Skip the pictures, please, and write out exactly the lines from the opening of the data through the line containing "from matplotlib.patches import Rectangle".

◇ ◇ ◇ ◇ ◇

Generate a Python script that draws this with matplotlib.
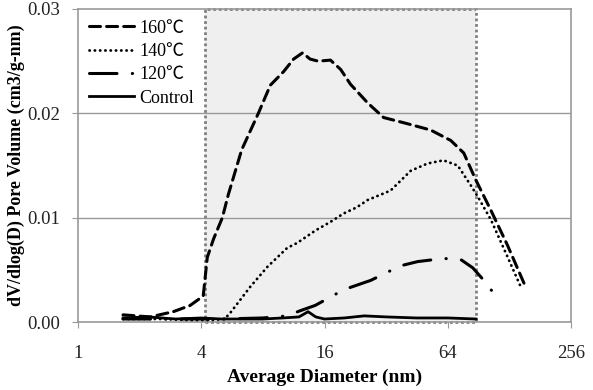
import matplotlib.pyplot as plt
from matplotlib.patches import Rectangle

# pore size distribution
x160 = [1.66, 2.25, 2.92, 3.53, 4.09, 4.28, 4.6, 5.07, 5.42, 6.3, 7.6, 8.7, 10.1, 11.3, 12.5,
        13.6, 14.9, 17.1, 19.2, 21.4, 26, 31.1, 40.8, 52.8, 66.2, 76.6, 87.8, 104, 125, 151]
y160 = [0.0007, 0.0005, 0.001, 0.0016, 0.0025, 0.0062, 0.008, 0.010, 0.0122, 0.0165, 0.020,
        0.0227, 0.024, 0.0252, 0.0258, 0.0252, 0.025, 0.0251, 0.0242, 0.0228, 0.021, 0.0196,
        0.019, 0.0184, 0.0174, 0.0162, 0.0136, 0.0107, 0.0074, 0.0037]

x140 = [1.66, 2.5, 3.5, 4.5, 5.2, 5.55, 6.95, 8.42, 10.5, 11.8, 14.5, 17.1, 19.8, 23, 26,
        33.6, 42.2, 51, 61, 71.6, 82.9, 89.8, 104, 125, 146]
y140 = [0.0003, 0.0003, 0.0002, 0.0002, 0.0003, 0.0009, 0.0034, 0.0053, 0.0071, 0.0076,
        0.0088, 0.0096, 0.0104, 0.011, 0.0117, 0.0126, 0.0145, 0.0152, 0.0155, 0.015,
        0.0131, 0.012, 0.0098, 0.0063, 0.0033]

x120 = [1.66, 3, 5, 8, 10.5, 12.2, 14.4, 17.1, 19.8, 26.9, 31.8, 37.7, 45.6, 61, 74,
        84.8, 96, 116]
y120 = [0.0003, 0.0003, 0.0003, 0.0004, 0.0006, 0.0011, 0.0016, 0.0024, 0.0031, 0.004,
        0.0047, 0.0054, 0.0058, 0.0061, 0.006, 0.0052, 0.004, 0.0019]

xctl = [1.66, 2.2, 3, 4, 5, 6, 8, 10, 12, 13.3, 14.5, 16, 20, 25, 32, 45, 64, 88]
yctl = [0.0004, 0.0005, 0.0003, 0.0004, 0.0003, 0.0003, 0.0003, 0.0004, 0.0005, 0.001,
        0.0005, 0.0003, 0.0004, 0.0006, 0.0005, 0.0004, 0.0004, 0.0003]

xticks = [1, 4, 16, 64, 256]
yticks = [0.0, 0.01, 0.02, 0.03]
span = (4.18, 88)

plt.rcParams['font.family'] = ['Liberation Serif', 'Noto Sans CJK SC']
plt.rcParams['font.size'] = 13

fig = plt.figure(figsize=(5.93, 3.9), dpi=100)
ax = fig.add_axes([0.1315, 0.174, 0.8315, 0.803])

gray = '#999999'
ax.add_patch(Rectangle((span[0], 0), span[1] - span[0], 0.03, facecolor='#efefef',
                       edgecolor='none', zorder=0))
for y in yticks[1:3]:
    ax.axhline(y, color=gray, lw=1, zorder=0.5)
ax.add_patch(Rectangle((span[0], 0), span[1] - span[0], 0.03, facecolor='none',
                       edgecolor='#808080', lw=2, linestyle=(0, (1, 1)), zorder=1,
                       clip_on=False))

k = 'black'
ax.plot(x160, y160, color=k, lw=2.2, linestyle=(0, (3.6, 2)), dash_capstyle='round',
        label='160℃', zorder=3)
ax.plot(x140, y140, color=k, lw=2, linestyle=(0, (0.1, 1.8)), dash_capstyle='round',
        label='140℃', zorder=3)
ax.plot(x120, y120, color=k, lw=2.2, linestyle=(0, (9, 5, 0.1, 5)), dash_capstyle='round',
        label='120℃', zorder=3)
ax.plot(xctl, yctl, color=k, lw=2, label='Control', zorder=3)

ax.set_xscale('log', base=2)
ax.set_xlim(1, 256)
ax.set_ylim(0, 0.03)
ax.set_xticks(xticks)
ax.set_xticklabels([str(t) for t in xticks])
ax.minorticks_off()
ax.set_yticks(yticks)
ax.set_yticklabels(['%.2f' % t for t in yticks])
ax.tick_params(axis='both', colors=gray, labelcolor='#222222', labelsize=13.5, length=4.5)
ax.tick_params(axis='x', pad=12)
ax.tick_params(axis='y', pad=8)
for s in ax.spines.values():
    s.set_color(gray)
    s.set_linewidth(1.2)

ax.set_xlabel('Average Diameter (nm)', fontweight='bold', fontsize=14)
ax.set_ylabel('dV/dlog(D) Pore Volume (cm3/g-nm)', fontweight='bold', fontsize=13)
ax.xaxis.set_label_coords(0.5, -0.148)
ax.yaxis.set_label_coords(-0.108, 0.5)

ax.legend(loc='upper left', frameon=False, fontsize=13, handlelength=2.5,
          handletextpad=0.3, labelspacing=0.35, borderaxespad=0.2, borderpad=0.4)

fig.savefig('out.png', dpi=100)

◇ ◇ ◇ ◇ ◇

• Output:
Generate a Python script that draws this with matplotlib.
import matplotlib.pyplot as plt
from matplotlib.patches import Rectangle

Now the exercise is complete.